3. **Rate-limit scope statement** at `docs/operator/rate-limit-scope.md` — process-local per-replica, restart-safe.

## What Bundle 4 does NOT close (deferred, tracked in WORKSPACE-ROADMAP.md)

- **Leader election** for `notificationProcessLoop`, `notificationRetryLoop`, `digestLoop`, `cloudDiscoveryLoop`, `crlGenerationLoop`. The cleanest implementation is a per-loop `pg_try_advisory_lock(lock_id)` at the top of `runX` so only one replica per tick claims the work, with a small leader-renewal mechanic for long-running loops. This would close the four duplicate-side-effect cases above. v3 work item.
- **Shared rate limits across replicas**. See `docs/operator/rate-limit-scope.md`.

## Operator guidance

**Single-replica deployments (Helm `server.replicas: 1` — the chart default)**: all 15 loops work as documented. No action needed.

**Multi-replica deployments**: review the four duplicate-side-effect loops above against your tolerance:

- If your alerting fan-out can swallow duplicate webhooks (PagerDuty deduplicates by `dedup_key`, Slack does not), set `server.replicas > 1` and accept the duplication.
- If your CRL signing uses an HSM with per-operation cost, pin to single-replica until leader election lands.
- If you're running cloud discovery against billed AWS/Azure/GCP secret-manager APIs and you have a 6 h discovery interval, the doubling is bearable; at 30 min intervals it doubles your API spend.
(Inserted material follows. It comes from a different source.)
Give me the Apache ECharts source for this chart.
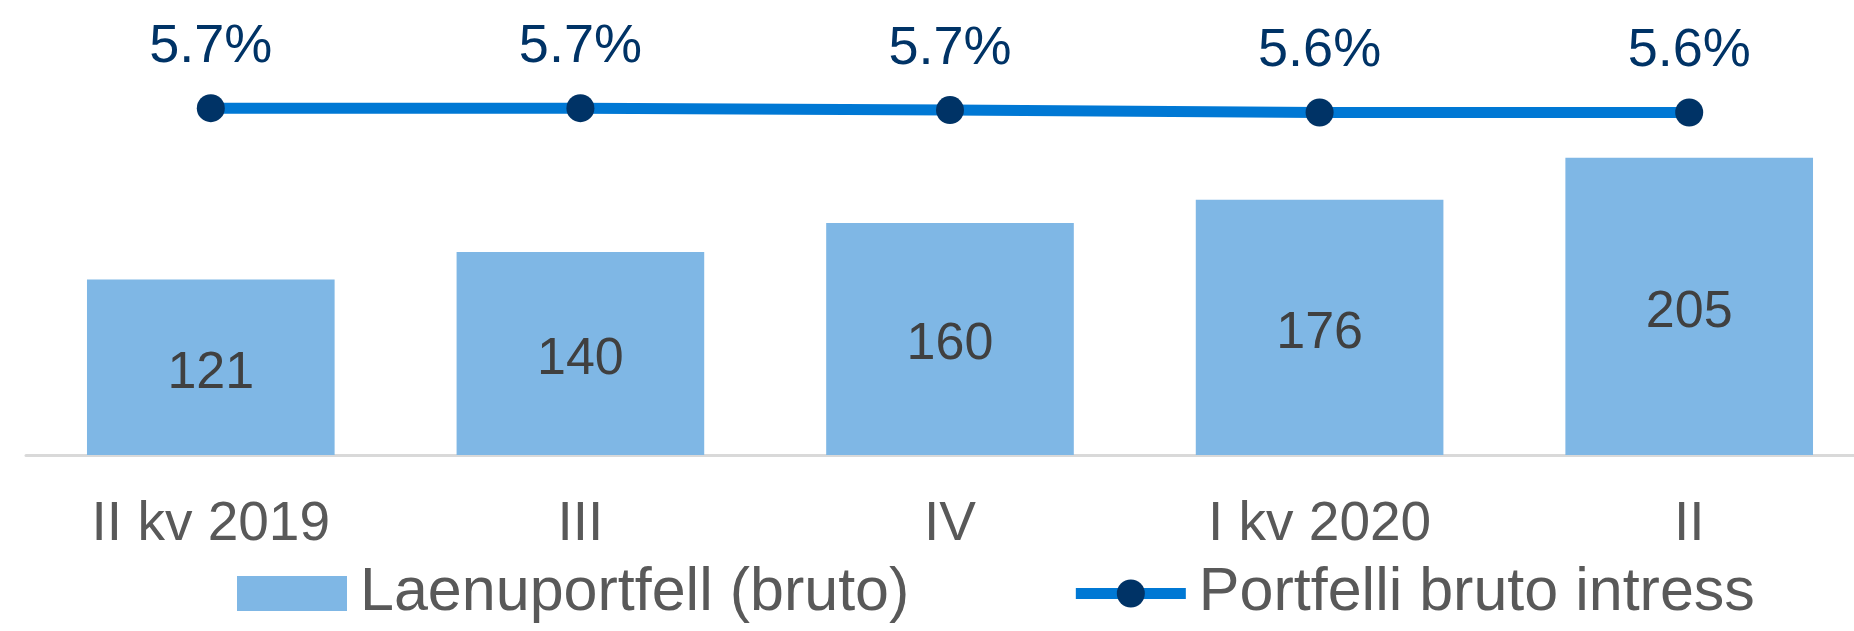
<!DOCTYPE html>
<html>
<head>
<meta charset="utf-8">
<script src="https://cdn.jsdelivr.net/npm/echarts@6/dist/echarts.min.js"></script>
<style>
html,body{margin:0;padding:0;background:#fff;}
#main{width:1854px;height:631px;}
</style>
</head>
<body>
<div id="main"></div>
<script>
var categories = ['II kv 2019', 'III', 'IV', 'I kv 2020', 'II'];
var portfolio = [121, 140, 160, 176, 205];
var interest = [5.70, 5.70, 5.67, 5.63, 5.63];

window.onload = function () {
	var myChart = echarts.init(document.getElementById('main'));
	myChart.setOption({
		animation: false,
		textStyle: { fontFamily: 'Liberation Sans' },
		legend: {
			left: 232,
			top: 558,
			itemWidth: 110,
			itemHeight: 35,
			itemGap: 161,
			textStyle: {
				fontSize: 61,
				color: '#595959',
				fontFamily: 'Liberation Sans',
				padding: [0, 0, 0, 8]
			},
			data: [
				{ name: 'Laenuportfell (bruto)', icon: 'rect' },
				{ name: 'Portfelli bruto intress', lineStyle: { width: 11 } }
			]
		},
		grid: {
			left: 26,
			right: -20,
			top: 20,
			bottom: 176,
			outerBoundsMode: 'none'
		},
		xAxis: {
			type: 'category',
			data: categories,
			axisTick: { show: false },
			axisLine: { lineStyle: { color: '#d9d9d9', width: 3 } },
			axisLabel: {
				color: '#595959',
				fontSize: 55,
				margin: 42,
				fontFamily: 'Liberation Sans'
			}
		},
		yAxis: [{
			type: 'value',
			min: 0,
			max: 300,
			show: false,
			splitLine: { show: false }
		}, {
			type: 'value',
			min: 0,
			max: 7.15,
			show: false,
			splitLine: { show: false }
		}],
		series: [{
			name: 'Laenuportfell (bruto)',
			type: 'bar',
			barCategoryGap: '33%',
			itemStyle: { color: '#7fb7e5' },
			label: {
				show: true,
				position: 'inside',
				offset: [0, 6],
				color: '#404040',
				fontSize: 52,
				fontFamily: 'Liberation Sans'
			},
			data: portfolio
		}, {
			name: 'Portfelli bruto intress',
			type: 'line',
			yAxisIndex: 1,
			symbol: 'circle',
			symbolSize: 28,
			itemStyle: { color: '#003366' },
			lineStyle: { color: '#0078d4', width: 11 },
			label: {
				show: true,
				position: 'top',
				distance: 20,
				color: '#003366',
				fontSize: 54,
				fontFamily: 'Liberation Sans',
				formatter: function (p) { return p.value.toFixed(1) + '%'; }
			},
			data: interest
		}]
	});
};
</script>
</body>
</html>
For any duplicate-side-effect class above, the operational mitigation is pinning `server.replicas: 1` and scaling vertically. The certctl-server process is CPU-bound on issuance and IO-bound on Postgres; a single replica handles substantial fleets when given enough cores + a fast database.

## Source-of-truth references

- Scheduler loops: `internal/scheduler/scheduler.go` (15 `<name>Loop` functions, search `^func \(s \*Scheduler\) [a-zA-Z]+Loop`).
- Job claim primitive: `internal/repository/postgres/job.go::ClaimPendingJobs` (Bundle 1 H-6 closure, commit `6cb4414`).
- Migration HA: `internal/repository/postgres/db.go::RunMigrations` (Bundle 4 closure).
- Rate-limit scope: `docs/operator/rate-limit-scope.md`.
- Load-test scope: `deploy/test/loadtest/README.md` ("What it explicitly does NOT measure").